Many feminists have created and embraced non-traditional approaches to healing. Some of these approaches emphasize activism and solidarity with other women as a pathway to health and wellbeing, trusting in mutual aid rather than conventional, hierarchical processes. Others build on relationships and relationality. Others work to return power to clients, focusing on clients’ strengths rather than pathology, and treating clients as capable partners in treatment. Still others involve advances in approaches to distress caused by traumatic events and environments.

The individualistic approach to mental health remains dominant, however.

Over recent decades, as “wellness” has become a multi-billion-dollar industry, an overemphasis on happiness and “positivity” has become especially burdensome for women. “Wellness” attitudes and practices can be wonderful and nurturing, but they also have a troubling side—burdening women and gender expansive people with the mandate to continuously improve and optimize ourselves physically and mentally. In the wellness world, therapy, medication, gratitude, “clean” eating, and various forms of often expensive “self-care” can become a second (or third, or fourth) job. This worldview promises healing in body and mind, wholeness, serenity, slimness, and spiritual oneness with the divine, all of which can be incredibly appealing in our extremely stressful lives with inadequate mental health care, economic insecurity, rampant social injustice, and global climate crisis.

But the promises of wellness are not always fulfilled. Some common sense practices seem harmless or good for our mental health, such as moderate exercising, deep breathing, and meditating. Others can actually make us feel worse, as we blame ourselves for our failure to achieve the “wellness” that was promised. Some wellness disciplines, whether psychological, attitudinal, or nutritional, are actually dangerous. Many of us have spent untold time and money on supplements, “cleansing” dietary regimes, spiritual healers, and attempts at positive thinking that have failed to improve our mental health. Just like mainstream approaches, wellness approaches have real costs, in time, money and paths not taken.

Intersecting circles of ripples in water.

Our Bodies Ourselves highlights how race and gender intersect to explain our concerns, problems, and adaptations to difficult and hostile environments. Our Bodies Ourselves sees mental health against this backdrop and we see well being as an ever-changing state of internal balance that enables individuals to flourish and live lives of our own design without causing harm to others. Whether or not we have a diagnosed mental illness, all of us have the right to the life conditions, knowledge, treatment, and caring relationships that support, protect, and improve our mental health.
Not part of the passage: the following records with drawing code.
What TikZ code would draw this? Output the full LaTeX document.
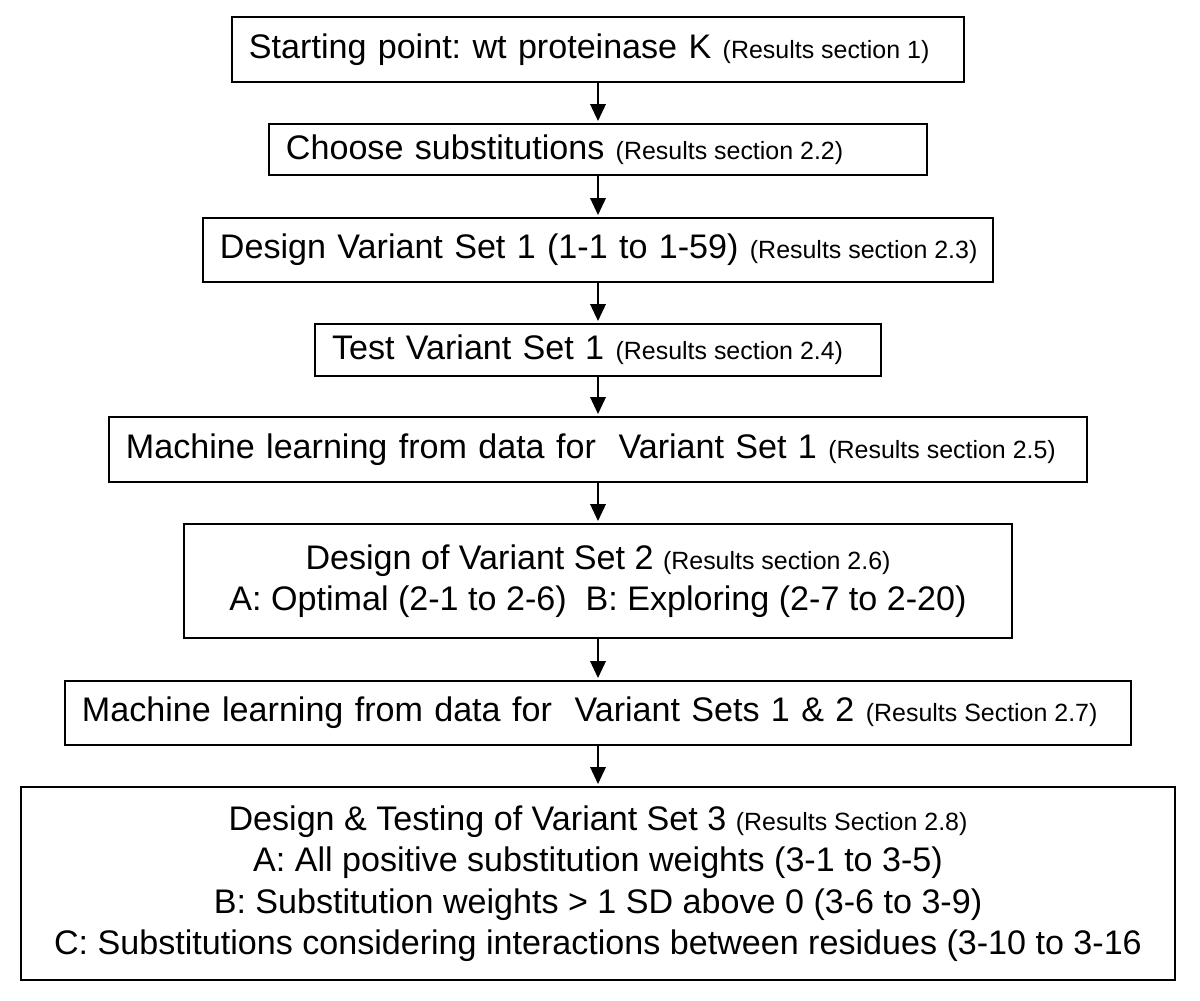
\documentclass[tikz,border=0pt]{standalone}
\usepackage{fontspec}
\setmainfont{Liberation Sans}
\usepackage{tikz}
\usetikzlibrary{arrows.meta}

\newcommand{\stagefont}{\fontsize{19.4}{23.6}\selectfont\frenchspacing
  \spaceskip=0pt\relax\xspaceskip=0pt\relax}
\newcommand{\ressec}[1]{{\fontsize{14.2}{17}\selectfont
  \spaceskip=0pt\relax\xspaceskip=0pt\relax #1}}

\tikzset{
  stagebox/.style={draw, line width=1.1pt, inner xsep=3.4mm, inner ysep=0pt,
    font=\stagefont,
    execute at begin node=\hbox\bgroup, execute at end node=\egroup},
  stackbox/.style={draw, line width=1.1pt, inner sep=0pt,
    font=\stagefont, align=center},
  flow/.style={line width=1.1pt, -{Triangle[length=3.4mm, width=3.1mm]},
    shorten >=0.4mm}
}

\begin{document}
\begin{tikzpicture}[x=0.2mm, y=-0.2mm]
  \useasboundingbox (0,0) rectangle (1200,1000);

  % Stage 1: wild type
  \node[stagebox, text width=139.6mm, minimum height=13mm] (start) at (598,49.5)
    {Starting point: wt proteinase K \ressec{(Results section 1)}};

  % Stage 2: substitutions
  \node[stagebox, text width=124.8mm, minimum height=10.2mm] (choose) at (598,149.5)
    {Choose substitutions \ressec{(Results section 2.2)}};

  % Stage 3: first variant set
  \node[stagebox, text width=151.2mm, minimum height=12.8mm] (design1) at (598,250)
    {Design Variant Set 1 (1-1 to 1-59) \ressec{(Results section 2.3)}};

  \node[stagebox, text width=106.4mm, minimum height=10.4mm] (test1) at (598,350)
    {Test Variant Set 1 \ressec{(Results section 2.4)}};

  % Stage 4: learning, round 1
  \node[stagebox, text width=188.8mm, minimum height=13mm] (learn1) at (598,449.5)
    {Machine learning from data for~ Variant Set 1 \ressec{(Results section 2.5)}};

  % Stage 5: second variant set
  \node[stackbox, minimum width=165.6mm, minimum height=22.8mm] (design2) at (598,581)
    {Design of Variant Set 2 \ressec{(Results section 2.6)}\\
     A: Optimal (2-1 to 2-6)~ B: Exploring (2-7 to 2-20)};

  % Stage 6: learning, round 2
  \node[stagebox, text width=206.4mm, minimum height=12.8mm] (learn2) at (598,713)
    {Machine learning from data for~ Variant Sets 1 \& 2 \ressec{(Results Section 2.7)}};

  % Stage 7: third variant set
  \node[stackbox, minimum width=230.8mm, minimum height=38.6mm] (design3) at (598,883.5)
    {Design \& Testing of Variant Set 3 \ressec{(Results Section 2.8)}\\
     A: All positive substitution weights (3-1 to 3-5)\\
     B: Substitution weights > 1 SD above 0 (3-6 to 3-9)\\
     C: Substitutions considering interactions between residues (3-10 to 3-16};

  % arrows between stages
  \foreach \from/\to in {start/choose, choose/design1, design1/test1, test1/learn1,
      learn1/design2, design2/learn2, learn2/design3}
    \draw[flow] (\from) -- (\to);
\end{tikzpicture}
\end{document}
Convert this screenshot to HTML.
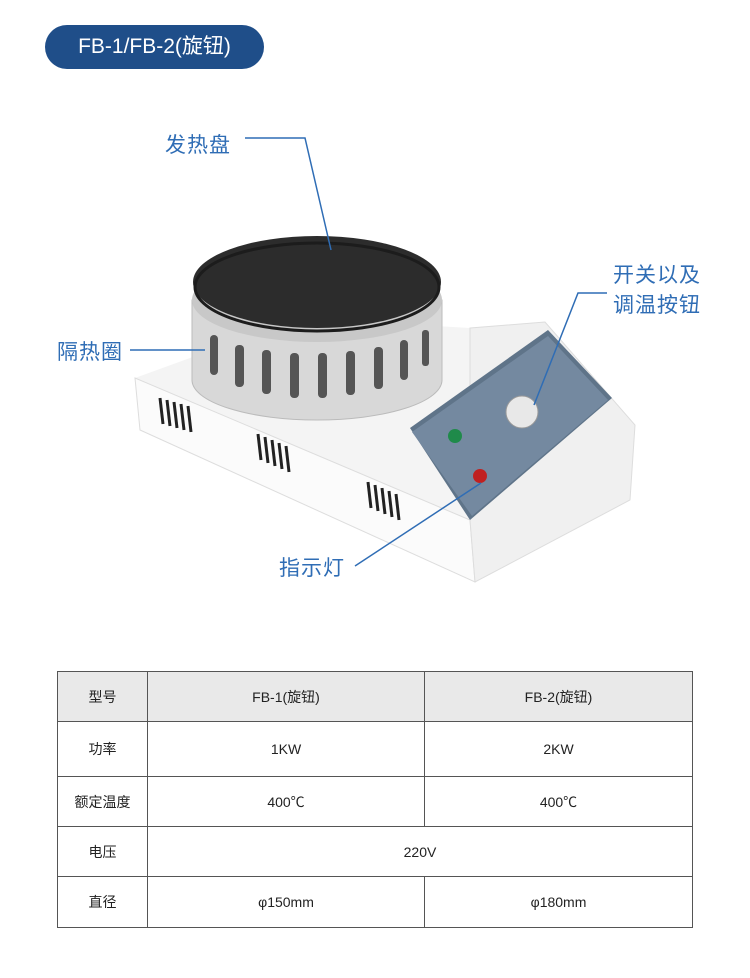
<!DOCTYPE html>
<html><head><meta charset="utf-8"><style>
body{margin:0;width:750px;height:978px;background:#fff;position:relative;overflow:hidden;font-family:"Liberation Sans","Noto Sans CJK SC",sans-serif}
.pill{position:absolute;left:45px;top:25px;width:219px;height:44px;border-radius:22px;background:#1f4e89;color:#fff;font-size:21px;line-height:44px;text-align:center}
.lbl{position:absolute;color:#2f6db5;font-size:21px;letter-spacing:1px}
table{position:absolute;left:57px;top:671px;border-collapse:collapse;font-size:14px;color:#222}
td{border:1px solid #555;text-align:center;padding:0}
</style></head><body>
<div class="pill">FB-1/FB-2(旋钮)</div>
<svg width="750" height="660" style="position:absolute;left:0;top:0">
<polygon points="135,378 300,318 470,328 470,520" fill="#f4f4f4"/>
<polygon points="135,378 470,520 475,582 140,430" fill="#fbfbfb" stroke="#ddd"/>
<polygon points="470,328 545,322 635,425 630,500 475,582 470,520" fill="#f0f0f0" stroke="#ddd"/>
<polygon points="410,428 548,330 612,398 470,520" fill="#5f7489"/>
<polygon points="412,432 548,336 608,400 472,516" fill="#7489a0"/>
<circle cx="455" cy="436" r="7" fill="#1f8a4a"/>
<circle cx="480" cy="476" r="7" fill="#c02020"/>
<circle cx="522" cy="412" r="16" fill="#e8e8e8" stroke="#999"/>
<g stroke="#222" stroke-width="3">
<line x1="160" y1="398" x2="163" y2="424"/><line x1="167" y1="400" x2="170" y2="426"/><line x1="174" y1="402" x2="177" y2="428"/><line x1="181" y1="404" x2="184" y2="430"/><line x1="188" y1="406" x2="191" y2="432"/>
<line x1="258" y1="434" x2="261" y2="460"/><line x1="265" y1="437" x2="268" y2="463"/><line x1="272" y1="440" x2="275" y2="466"/><line x1="279" y1="443" x2="282" y2="469"/><line x1="286" y1="446" x2="289" y2="472"/>
<line x1="368" y1="482" x2="371" y2="508"/><line x1="375" y1="485" x2="378" y2="511"/><line x1="382" y1="488" x2="385" y2="514"/><line x1="389" y1="491" x2="392" y2="517"/><line x1="396" y1="494" x2="399" y2="520"/>
</g>
<path d="M192,300 L192,380 A125,40 0 0 0 442,380 L442,300 Z" fill="#d8d8d8" stroke="#bbb"/>
<g fill="#555">
<rect x="210" y="335" width="8" height="40" rx="4"/><rect x="235" y="345" width="9" height="42" rx="4"/><rect x="262" y="350" width="9" height="44" rx="4"/><rect x="290" y="353" width="9" height="45" rx="4"/><rect x="318" y="353" width="9" height="45" rx="4"/><rect x="346" y="351" width="9" height="44" rx="4"/><rect x="374" y="347" width="9" height="42" rx="4"/><rect x="400" y="340" width="8" height="40" rx="4"/><rect x="422" y="330" width="7" height="36" rx="3"/>
</g>
<ellipse cx="317" cy="300" rx="125" ry="42" fill="#c8c8c8"/>
<ellipse cx="317" cy="282" rx="124" ry="46" fill="#2c2c2c"/>
<ellipse cx="317" cy="287" rx="122" ry="44" fill="none" stroke="#1c1c1c" stroke-width="3"/>
<g stroke="#2f6db5" stroke-width="1.5" fill="none">
<polyline points="245,138 305,138 331,250"/>
<line x1="130" y1="350" x2="205" y2="350"/>
<polyline points="607,293 578,293 534,405"/>
<line x1="355" y1="566" x2="481" y2="483"/>
</g>
</svg>
<div class="lbl" style="left:165px;top:129px">发热盘</div>
<div class="lbl" style="left:57px;top:336px">隔热圈</div>
<div class="lbl" style="left:613px;top:259px">开关以及</div>
<div class="lbl" style="left:613px;top:289px">调温按钮</div>
<div class="lbl" style="left:279px;top:552px">指示灯</div>
<table>
<tr style="height:50px;background:#e9e9e9"><td style="width:89px">型号</td><td style="width:276px">FB-1(旋钮)</td><td style="width:267px">FB-2(旋钮)</td></tr>
<tr style="height:55px"><td>功率</td><td>1KW</td><td>2KW</td></tr>
<tr style="height:50px"><td>额定温度</td><td>400℃</td><td>400℃</td></tr>
<tr style="height:50px"><td>电压</td><td colspan="2">220V</td></tr>
<tr style="height:51px"><td>直径</td><td>φ150mm</td><td>φ180mm</td></tr>
</table>
</body></html>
Because of these guiding principles, our mental health resources also:

  • Follow the language of those who experience mental suffering. This may mean using person-centered language, such as “a person with a diagnosis of depression.” It may mean diagnosis-first language, such as “a depressed person.” We avoid diagnosis-centered language, such as “a depressive,” to refer to a person experiencing depression. We also support everyone’s right to define their own experience with mental health as they choose.
  • Reject stereotypes about the mental health of women and gender-expansive people.
  • Counter destructive myths about people diagnosed with, or believed to suffer from, mental illness. We affirm that those deemed mentally ill are as valuable and deserving of respect as anyone else in society.
  • Prioritize evidence-based research, but it is not the only standard we use for inclusion in Our Bodies Ourselves. Most people lack access to research grants and the relationships with prestigious institutions which are necessary to producing evidence-based research findings. Those of us in marginalized groups, including those diagnosed with “mental illness,” are typically shut out from contributing to research about ourselves. This unfairly favors those with mainstream views about mental health and helps maintain those views.
  • Oppose coercive “treatments” that deprive us of our right to self-determination.
  • Explore the social determinants of both psychological suffering and psychological thriving.